昔通ったボロい居酒屋(味はいい)がクレジットカード決済を導入し、帰りに寄ったどの店舗でもクレジットカードでOKだったので便利だった反面、そんな恐怖を感じてしまった。

もしかしたら、そのうち小汚い立ち飲み屋ですら、「現金はお断りだよ」という感じになってしまうかもしれないね。

クレジットカード生活があんまりにも快適なので、もう公共料金もクレジットカードで支払おうかと思っているのだが、今後キャッシュレス社会が進んでいき現金が完全になくなるかというと、恐らくはそうならないだろうなと思う。

というのも、完全キャッシュレス社会に移行した場合、先日韓国であったような大規模な通信障害が発生した場合、経済が一時的に大トラブルに陥ってしまうからだ。

今年の11月に韓国のソウル市で通信大手のビルで火災が発生し、そのせいで基地局などに影響が出た結果、広範囲にわたって通信障害が発生し、インターネット、クレジット決済、携帯電話の使用が不可能となってしまった。

ネットでつながっている社会のリスクの一つに、通信障害や停電というリスクがあるが、要するにネット社会は電波が遮断されてしまうと経済機能自体がマヒしてしまうという脆い側面を持ち合わせているのだ。

その際にリスクヘッジとして機能するのが現金だ。
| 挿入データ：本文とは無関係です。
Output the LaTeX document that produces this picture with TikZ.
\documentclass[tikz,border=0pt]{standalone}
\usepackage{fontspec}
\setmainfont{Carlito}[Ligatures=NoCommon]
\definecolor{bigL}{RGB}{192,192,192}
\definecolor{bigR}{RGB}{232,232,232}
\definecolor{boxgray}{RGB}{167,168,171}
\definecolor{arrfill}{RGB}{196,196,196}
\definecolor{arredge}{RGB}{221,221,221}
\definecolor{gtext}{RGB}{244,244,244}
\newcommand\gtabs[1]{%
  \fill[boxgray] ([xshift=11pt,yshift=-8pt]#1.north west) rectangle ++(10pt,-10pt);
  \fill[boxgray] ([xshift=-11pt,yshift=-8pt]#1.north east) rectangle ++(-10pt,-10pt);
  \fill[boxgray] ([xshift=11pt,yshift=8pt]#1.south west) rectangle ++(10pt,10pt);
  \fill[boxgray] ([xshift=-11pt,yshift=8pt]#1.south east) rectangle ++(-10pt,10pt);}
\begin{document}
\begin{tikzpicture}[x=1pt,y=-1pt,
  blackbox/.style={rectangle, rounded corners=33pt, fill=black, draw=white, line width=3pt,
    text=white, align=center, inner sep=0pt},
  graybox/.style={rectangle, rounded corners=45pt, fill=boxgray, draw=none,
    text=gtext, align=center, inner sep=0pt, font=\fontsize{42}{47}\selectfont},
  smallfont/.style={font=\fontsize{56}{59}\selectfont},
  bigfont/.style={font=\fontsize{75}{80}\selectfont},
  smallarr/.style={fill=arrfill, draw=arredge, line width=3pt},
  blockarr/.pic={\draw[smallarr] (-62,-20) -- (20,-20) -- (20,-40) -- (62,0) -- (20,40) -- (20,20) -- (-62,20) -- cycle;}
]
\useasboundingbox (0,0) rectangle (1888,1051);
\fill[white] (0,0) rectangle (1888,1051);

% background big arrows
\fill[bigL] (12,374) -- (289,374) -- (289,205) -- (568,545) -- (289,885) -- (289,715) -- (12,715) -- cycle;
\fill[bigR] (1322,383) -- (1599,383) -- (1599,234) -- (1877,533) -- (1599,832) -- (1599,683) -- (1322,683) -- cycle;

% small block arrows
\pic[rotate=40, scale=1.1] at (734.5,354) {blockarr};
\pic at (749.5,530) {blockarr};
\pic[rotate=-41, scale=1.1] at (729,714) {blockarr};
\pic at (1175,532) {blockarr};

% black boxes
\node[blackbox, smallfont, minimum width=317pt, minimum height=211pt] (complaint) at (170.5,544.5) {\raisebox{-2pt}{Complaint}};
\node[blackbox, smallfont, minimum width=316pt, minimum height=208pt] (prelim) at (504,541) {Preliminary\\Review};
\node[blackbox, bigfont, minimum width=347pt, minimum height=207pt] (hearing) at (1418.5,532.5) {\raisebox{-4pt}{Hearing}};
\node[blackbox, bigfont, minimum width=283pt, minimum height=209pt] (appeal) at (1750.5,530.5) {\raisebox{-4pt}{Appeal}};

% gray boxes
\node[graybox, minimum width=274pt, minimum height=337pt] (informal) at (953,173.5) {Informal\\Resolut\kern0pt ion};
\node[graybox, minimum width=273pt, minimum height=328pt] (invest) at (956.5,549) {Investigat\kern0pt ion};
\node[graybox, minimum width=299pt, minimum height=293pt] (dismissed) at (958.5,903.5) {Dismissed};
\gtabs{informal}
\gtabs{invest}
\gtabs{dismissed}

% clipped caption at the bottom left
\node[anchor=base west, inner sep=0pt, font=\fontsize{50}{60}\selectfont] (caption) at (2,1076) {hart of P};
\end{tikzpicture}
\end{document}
要するに、今回のおいらとは逆で、クレジットカードやスマホ決済が使えないかわりに、現金決済で対応をするという形だ。

完全な停電だとかなり厳しいが、通信障害だけならば現金決済だけである程度の期間は経済が耐えられるだろう。といっても、法人の決済などを考慮すると、3~4週間くらいだろうが。

そして、つい先日もソフトバンクで大規模な通信障害が起こったことからも、普通にそういう事態はこの日本でも想定し得るので、そういった局面で現金が果たす役割というのはある程度残されているだろう。

それに、何よりも日本人は新しいものや革新的なものが嫌いなので、完全キャッシュレス化社会というのがこの日本で成立することはないように思う。

たぶん、無理やり到達させたとして今政府が掲げている40%程度が限界ではないだろうか。

ただ、実際完全キャッシュレスの生活を数日続けてみて、なんの不便も感じないので、おいら自身は徐々に自身の生活をキャッシュレス化していく予定だ。

今更PayPayダウンロードしてみようかな...。